• **DESCRIPTION OF THE TASK**
Reproduce the data below in full and exclude every picture.

--- start ---

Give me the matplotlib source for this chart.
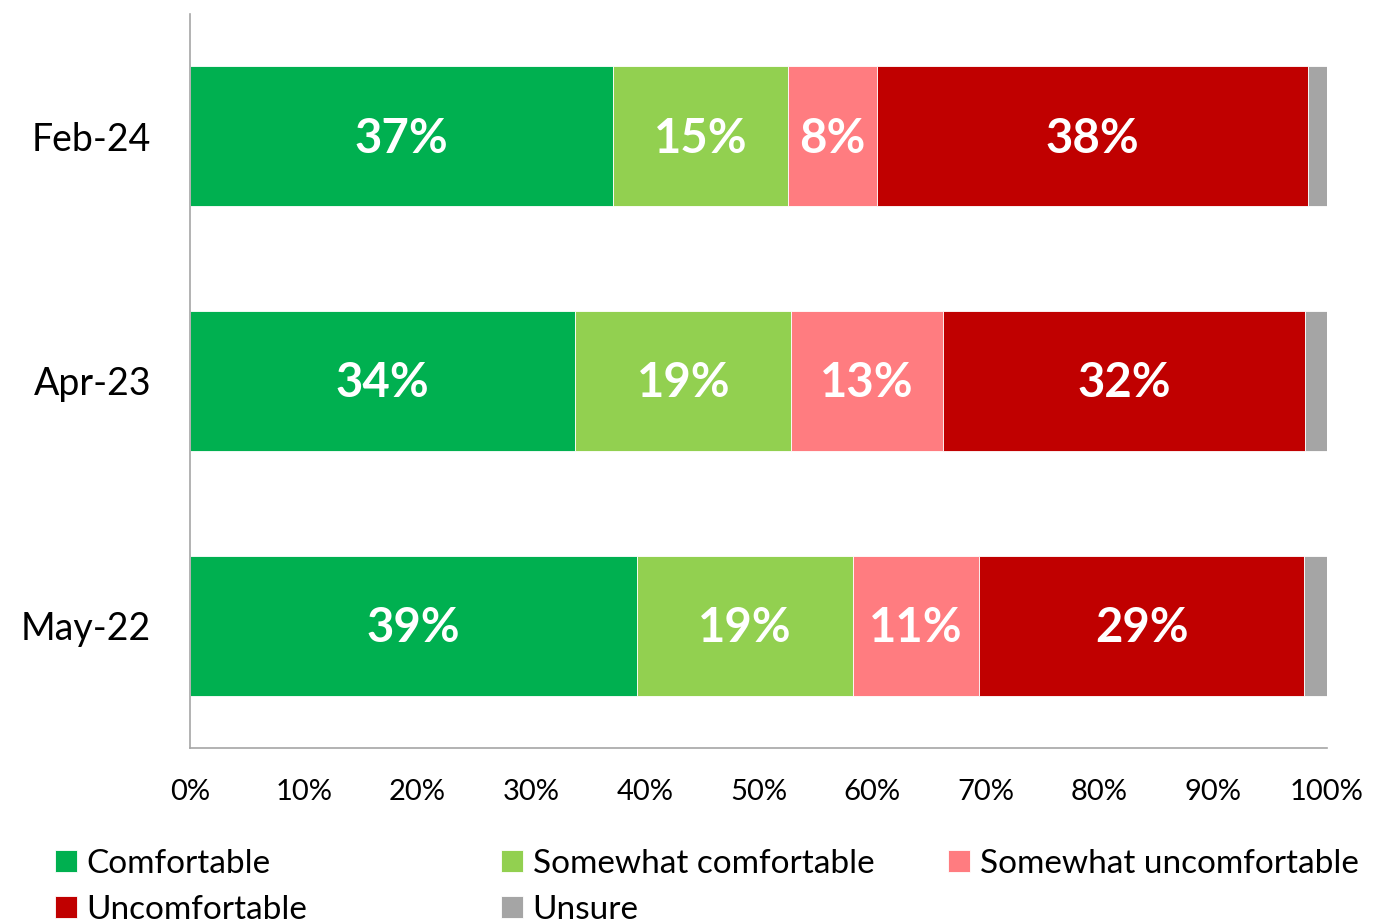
import numpy as np
import matplotlib
matplotlib.use("Agg")
import matplotlib.pyplot as plt

plt.rcParams['font.family'] = ['Lato', 'DejaVu Sans']

# survey waves, top to bottom
waves = ['Feb-24', 'Apr-23', 'May-22']

# shares in percent
comfortable = [37.2, 33.9, 39.3]
somewhat_comf = [15.4, 19.0, 19.0]
somewhat_uncomf = [7.8, 13.3, 11.1]
uncomfortable = [37.9, 31.9, 28.6]
unsure = [1.7, 1.9, 2.0]

series_names = ['Comfortable', 'Somewhat comfortable', 'Somewhat uncomfortable',
                'Uncomfortable', 'Unsure']
series_vals = [comfortable, somewhat_comf, somewhat_uncomf, uncomfortable, unsure]
colors = ['#00B050', '#92D050', '#FF7C80', '#C00000', '#A5A5A5']
show_label = [True, True, True, True, False]

fig = plt.figure(figsize=(13.78, 9.23), dpi=100)
ax = fig.add_axes([190/1378, 1 - 748/923, 1137/1378, 734/923])

y = np.arange(len(waves))
left = np.zeros(len(waves))
bars = []
for name, vals, c, lab in zip(series_names, series_vals, colors, show_label):
    vals = np.array(vals)
    b = ax.barh(y, vals, left=left, height=0.571, color=c, label=name,
                edgecolor='white', linewidth=0.6)
    bars.append(b)
    if lab:
        for yi, l, v in zip(y, left, vals):
            ax.text(l + v/2, yi + 0.01, f"{v:.0f}%", ha='center', va='center',
                    color='white', fontsize=34, fontweight='bold')
    left += vals

ax.set_xlim(0, 100)
ax.set_ylim(2.5, -0.5)
ax.set_yticks(y)
ax.set_yticklabels(waves, fontsize=27)
ax.set_xticks(np.arange(0, 101, 10))
ax.set_xticklabels([f"{v}%" for v in range(0, 101, 10)], fontsize=21)
ax.tick_params(axis='both', length=0)
ax.tick_params(axis='x', pad=22)
ax.tick_params(axis='y', pad=28)
for s in ['top', 'right']:
    ax.spines[s].set_visible(False)
for s in ['left', 'bottom']:
    ax.spines[s].set_color('#A6A6A6')
    ax.spines[s].set_linewidth(1.2)

# legend in three fixed columns like the original
cols = [[0, 3], [1, 4], [2]]
col_x = [55/1378, 501/1378, 948/1378]
for idx, cx in zip(cols, col_x):
    leg = fig.legend([bars[i] for i in idx], [series_names[i] for i in idx],
                     loc='upper left', bbox_to_anchor=(cx, 1 - 849/923),
                     frameon=False, fontsize=24, handlelength=0.65,
                     handleheight=0.65, handletextpad=0.3, labelspacing=0.48,
                     borderaxespad=0, borderpad=0)

fig.savefig('out.png', dpi=100)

--- end ---

• **COMPLETE RESPONSE**
Give me the matplotlib source for this chart.
import numpy as np
import matplotlib
matplotlib.use("Agg")
import matplotlib.pyplot as plt

plt.rcParams['font.family'] = ['Lato', 'DejaVu Sans']

# survey waves, top to bottom
waves = ['Feb-24', 'Apr-23', 'May-22']

# shares in percent
comfortable = [37.2, 33.9, 39.3]
somewhat_comf = [15.4, 19.0, 19.0]
somewhat_uncomf = [7.8, 13.3, 11.1]
uncomfortable = [37.9, 31.9, 28.6]
unsure = [1.7, 1.9, 2.0]

series_names = ['Comfortable', 'Somewhat comfortable', 'Somewhat uncomfortable',
                'Uncomfortable', 'Unsure']
series_vals = [comfortable, somewhat_comf, somewhat_uncomf, uncomfortable, unsure]
colors = ['#00B050', '#92D050', '#FF7C80', '#C00000', '#A5A5A5']
show_label = [True, True, True, True, False]

fig = plt.figure(figsize=(13.78, 9.23), dpi=100)
ax = fig.add_axes([190/1378, 1 - 748/923, 1137/1378, 734/923])

y = np.arange(len(waves))
left = np.zeros(len(waves))
bars = []
for name, vals, c, lab in zip(series_names, series_vals, colors, show_label):
    vals = np.array(vals)
    b = ax.barh(y, vals, left=left, height=0.571, color=c, label=name,
                edgecolor='white', linewidth=0.6)
    bars.append(b)
    if lab:
        for yi, l, v in zip(y, left, vals):
            ax.text(l + v/2, yi + 0.01, f"{v:.0f}%", ha='center', va='center',
                    color='white', fontsize=34, fontweight='bold')
    left += vals

ax.set_xlim(0, 100)
ax.set_ylim(2.5, -0.5)
ax.set_yticks(y)
ax.set_yticklabels(waves, fontsize=27)
ax.set_xticks(np.arange(0, 101, 10))
ax.set_xticklabels([f"{v}%" for v in range(0, 101, 10)], fontsize=21)
ax.tick_params(axis='both', length=0)
ax.tick_params(axis='x', pad=22)
ax.tick_params(axis='y', pad=28)
for s in ['top', 'right']:
    ax.spines[s].set_visible(False)
for s in ['left', 'bottom']:
    ax.spines[s].set_color('#A6A6A6')
    ax.spines[s].set_linewidth(1.2)

# legend in three fixed columns like the original
cols = [[0, 3], [1, 4], [2]]
col_x = [55/1378, 501/1378, 948/1378]
for idx, cx in zip(cols, col_x):
    leg = fig.legend([bars[i] for i in idx], [series_names[i] for i in idx],
                     loc='upper left', bbox_to_anchor=(cx, 1 - 849/923),
                     frameon=False, fontsize=24, handlelength=0.65,
                     handleheight=0.65, handletextpad=0.3, labelspacing=0.48,
                     borderaxespad=0, borderpad=0)

fig.savefig('out.png', dpi=100)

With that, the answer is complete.